Oil and gas companies hold leases on 45 million acres of federal land nationwide, including 1.9 million acres sold last year.

The majority of the leases, comprising more than 40 million acres, are in Alaska and seven Western states — Colorado, Montana, Nevada, New Mexico, North Dakota, Utah and Wyoming.

Those figures do not include offshore oil and gas leases.

In 2009, oil and gas was extracted from about a third of onshore leases, or just under 13 million acres.

That’s only a portion of overall oil and gas activity, which also takes place on private and state land. But in the West, where public and private lands are interspersed in checkerboard fashion, access to federal acreage often drives development decisions.

Interior Secretary Ken Salazar in January announced plans for broad reforms of the onshore leasing program.

He criticized what he called the Bush administration’s “anywhere, anyhow” approach to energy development, saying it had carved up the landscape, disrupted communities and spurred courtroom battles and administrative challenges that left the industry unsettled.

The reforms are expected to be released in coming weeks and will include stricter environmental reviews. It is uncertain whether greenhouse gas emissions will be included.

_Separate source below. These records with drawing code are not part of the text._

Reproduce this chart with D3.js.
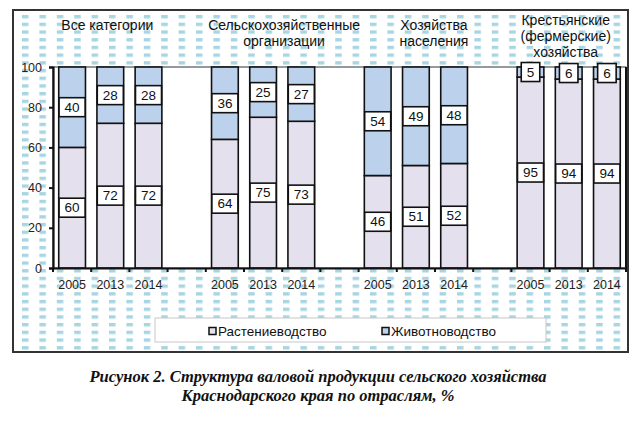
<!DOCTYPE html>
<html><head><meta charset="utf-8">
<script src="https://cdn.jsdelivr.net/npm/d3@7"></script>
<style>
html,body{margin:0;padding:0;background:#fff;}
svg{display:block;}
</style></head>
<body>
<script>
// ---- data ----
const groups = ["Все категории", "Сельскохозяйственные организации", "Хозяйства населения", "Крестьянские (фермерские) хозяйства"];
const groupTitleLines = [["Все категории"], ["Сельскохозяйственные", "организации"], ["Хозяйства", "населения"], ["Крестьянские", "(фермерские)", "хозяйства"]];
const years = ["2005", "2013", "2014"];
const cropValues = [[60, 72, 72], [64, 75, 73], [46, 51, 52], [95, 94, 94]];        // Растениеводство
const livestockValues = [[40, 28, 28], [36, 25, 27], [54, 49, 48], [5, 6, 6]];     // Животноводство
const seriesNames = ["Растениеводство", "Животноводство"];
const yTicks = [0, 20, 40, 60, 80, 100];
const captionLines = ["Рисунок 2. Структура валовой продукции сельского хозяйства", "Краснодарского края по отраслям, %"];

// ---- layout ----
const W = 636, H = 422;
const plot = {left: 53, right: 626, top: 67, bottom: 268};
const colors = {crop: "#e4e0ed", livestock: "#bcd1ec"};
const titleOffsets = [-3, 21, 18, -3];

const svg = d3.select("body").append("svg").attr("width", W).attr("height", H)
  .style("font-family", "'Liberation Sans', Arial, sans-serif");

const defs = svg.append("defs");
const pat = defs.append("pattern").attr("id", "dash").attr("patternUnits", "userSpaceOnUse")
  .attr("x", 22).attr("y", 15).attr("width", 17.4).attr("height", 7.7);
pat.append("rect").attr("x", 0).attr("y", 0).attr("width", 6.5).attr("height", 3.4).attr("fill", "#a8d5e2");

// outer frame
svg.append("rect").attr("x", 13).attr("y", 10).attr("width", 615).attr("height", 342)
  .attr("fill", "#fff");
svg.append("rect").attr("x", 13).attr("y", 10).attr("width", 615).attr("height", 342)
  .attr("fill", "url(#dash)").attr("stroke", "#333").attr("stroke-width", 2);

// build categories: 3 years per group with an empty band between groups
const keys = [];
const bars = [];
groups.forEach((g, gi) => {
  years.forEach((y, yi) => {
    const k = gi + "_" + y;
    keys.push(k);
    bars.push({key: k, gi, year: y, crop: cropValues[gi][yi], livestock: livestockValues[gi][yi]});
  });
  if (gi < groups.length - 1) keys.push("gap" + gi);
});

const x = d3.scaleBand().domain(keys).range([plot.left, plot.right]).paddingInner(0.3).paddingOuter(0.15);
const yS = d3.scaleLinear().domain([0, 100]).range([plot.bottom, plot.top]);

// plot area
svg.append("rect").attr("x", plot.left).attr("y", plot.top)
  .attr("width", plot.right - plot.left).attr("height", plot.bottom - plot.top)
  .attr("fill", "#fff").attr("stroke", "#333").attr("stroke-width", 1);
svg.append("line").attr("x1", plot.right).attr("x2", plot.right).attr("y1", plot.top).attr("y2", plot.bottom)
  .attr("stroke", "#111").attr("stroke-width", 2);

// bars
const bg = svg.append("g");
bars.forEach(d => {
  const bx = x(d.key), bw = x.bandwidth();
  bg.append("rect").attr("x", bx).attr("y", yS(d.crop)).attr("width", bw).attr("height", yS(0) - yS(d.crop))
    .attr("fill", colors.crop).attr("stroke", "#111").attr("stroke-width", 1.6);
  bg.append("rect").attr("x", bx).attr("y", yS(d.crop + d.livestock)).attr("width", bw).attr("height", yS(d.crop) - yS(d.crop + d.livestock))
    .attr("fill", colors.livestock).attr("stroke", "#111").attr("stroke-width", 1.6);
});

// value labels
const lg = svg.append("g").style("font-size", "13.5px");
function label(cx, cy, v) {
  const t = lg.append("text").attr("x", cx).attr("y", cy).attr("text-anchor", "middle")
    .attr("dominant-baseline", "central").attr("fill", "#111").text(v);
  const tw = t.node().getComputedTextLength();
  const bw = tw + 11, bh = 19;
  lg.insert("rect", function(){ return t.node(); }).attr("x", cx - bw / 2).attr("y", cy - bh / 2)
    .attr("width", bw).attr("height", bh).attr("fill", "#fff").attr("stroke", "#111").attr("stroke-width", 1.6);
}
bars.forEach(d => {
  const cx = x(d.key) + x.bandwidth() / 2;
  label(cx, yS(d.crop / 2), d.crop);
  label(cx, yS(d.crop + d.livestock / 2), d.livestock);
});

// y axis
const yAxis = svg.append("g").attr("transform", `translate(${plot.left},0)`)
  .call(d3.axisLeft(yS).tickValues(yTicks).tickSize(4).tickPadding(7));
yAxis.select(".domain").attr("stroke", "#111").attr("stroke-width", 2.2);
yAxis.selectAll(".tick line").attr("stroke", "#111").attr("stroke-width", 2);
yAxis.selectAll(".tick text").attr("fill", "#222").style("font-size", "12.5px")
  .style("font-family", "'Liberation Sans', Arial, sans-serif");

// x axis
const xAxis = svg.append("g").attr("transform", `translate(0,${plot.bottom})`)
  .call(d3.axisBottom(x).tickSize(0).tickPadding(12).tickFormat(k => k.startsWith("gap") ? "" : k.split("_")[1]));
xAxis.select(".domain").attr("stroke", "#111").attr("stroke-width", 2.2);
xAxis.selectAll(".tick text").attr("fill", "#222").style("font-size", "12.5px")
  .style("font-family", "'Liberation Sans', Arial, sans-serif");
// boundary ticks
const step = x.step();
const boundaries = d3.range(keys.length + 1).map(i => plot.left + i * step);
xAxis.selectAll(".bt").data(boundaries).enter().append("line")
  .attr("x1", d => d).attr("x2", d => d).attr("y1", 0).attr("y2", 4)
  .attr("stroke", "#111").attr("stroke-width", 2);

// group titles
const tg = svg.append("g").style("font-size", "14px").attr("fill", "#111");
groupTitleLines.forEach((lines, gi) => {
  const mid = x(gi + "_2013") + x.bandwidth() / 2 + titleOffsets[gi];
  const n = lines.length;
  const startY = n === 3 ? 20 : 25;
  lines.forEach((ln, li) => {
    tg.append("text").attr("x", mid).attr("y", startY + li * 16).attr("text-anchor", "middle")
      .attr("dominant-baseline", "central").text(ln);
  });
});

// legend
const leg = svg.append("g");
leg.append("rect").attr("x", 155).attr("y", 318).attr("width", 391).attr("height", 24)
  .attr("fill", "#fff").attr("stroke", "#c8c8c8").attr("stroke-width", 1);
const legX = [209, 382];
seriesNames.forEach((s, i) => {
  leg.append("rect").attr("x", legX[i]).attr("y", 327.5).attr("width", 7).attr("height", 7)
    .attr("fill", i === 0 ? colors.crop : colors.livestock).attr("stroke", "#111").attr("stroke-width", 1.5);
  leg.append("text").attr("x", legX[i] + 9).attr("y", 331).attr("dominant-baseline", "central")
    .style("font-size", "13.5px").attr("fill", "#111").text(s);
});

// caption
captionLines.forEach((c, i) => {
  svg.append("text").attr("x", 318).attr("y", 382 + i * 19).attr("text-anchor", "middle")
    .style("font-family", "'Liberation Serif', 'Times New Roman', serif")
    .style("font-weight", "bold").style("font-style", "italic").style("font-size", "16.5px")
    .attr("fill", "#111").text(c);
});
</script>
</body></html>
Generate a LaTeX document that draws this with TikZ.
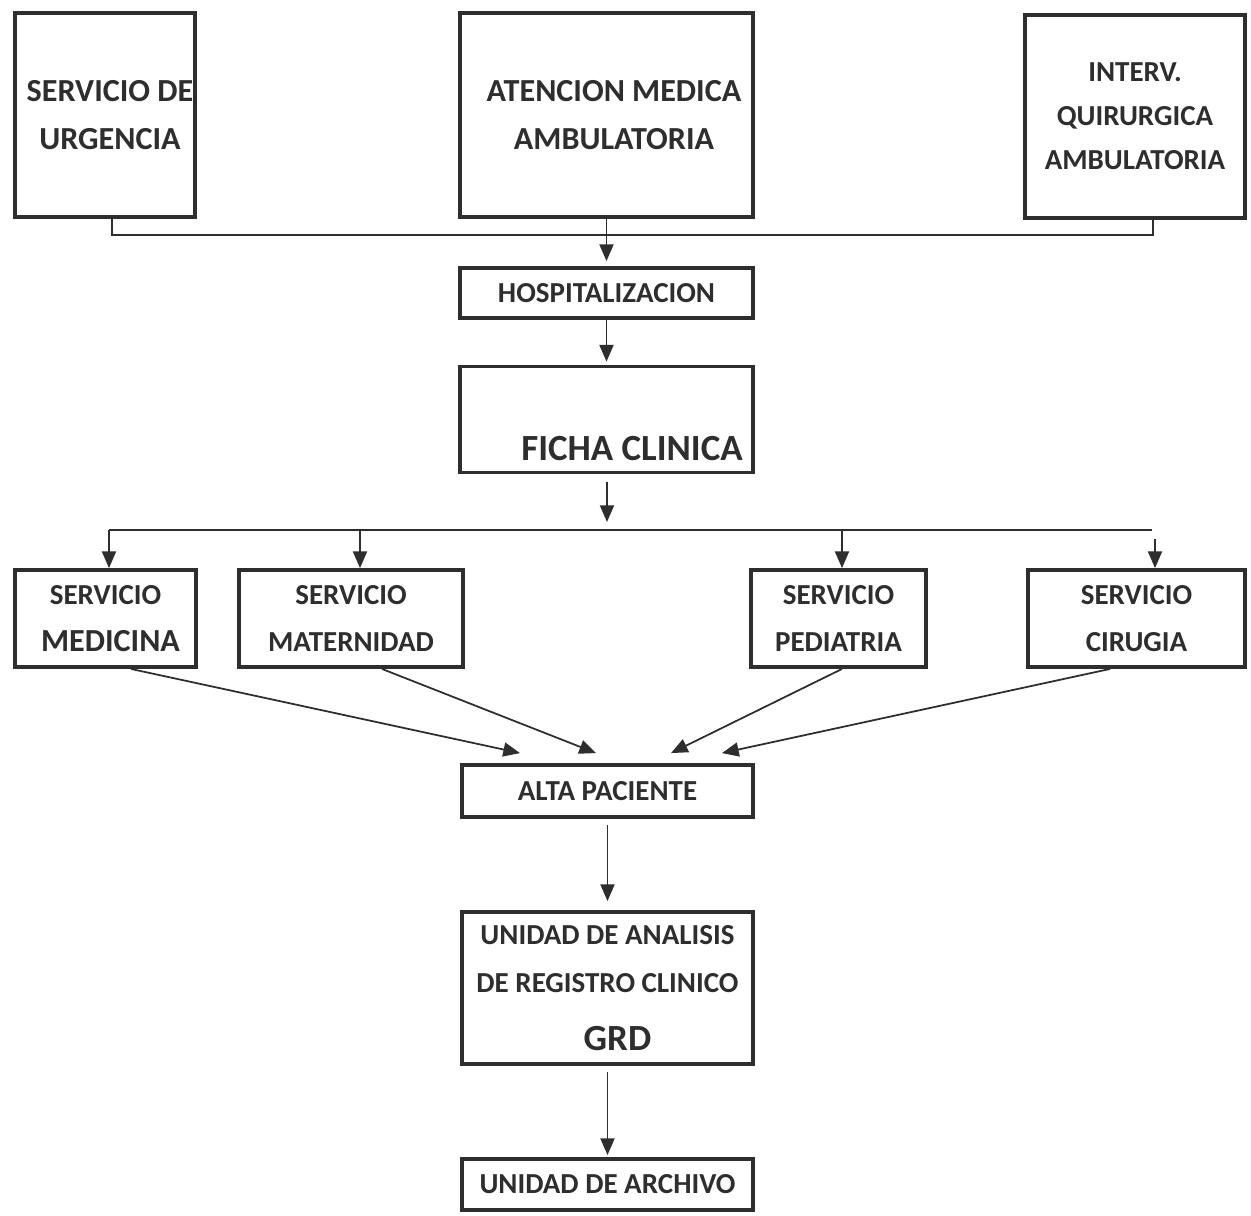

Salazar said the reforms would restore the balance between competing demands for public lands and provide certainty for companies hesitant to invest in new drilling.

But the recent move to suspend and postpone leases in Montana and the Dakotas has had the opposite effect, Galt said, causing confusion among companies that perceive the balance tilting against development.

Rep. Denny Rehberg, a Montana Republican, characterized the suspensions as “another attack on good-paying jobs in the West” by an alliance of special interest groups and Washington, D.C. bureaucrats.

BLM spokeswoman Boddington compared the criticisms to past “sage brush rebellions” against the BLM, in which rural Western lawmakers rebelled against perceived heavy-handed actions by federal regulators.

“BLM is used to that,” she said. “Our response is that oil and gas leasing is an important element of our multiple-use mandate.”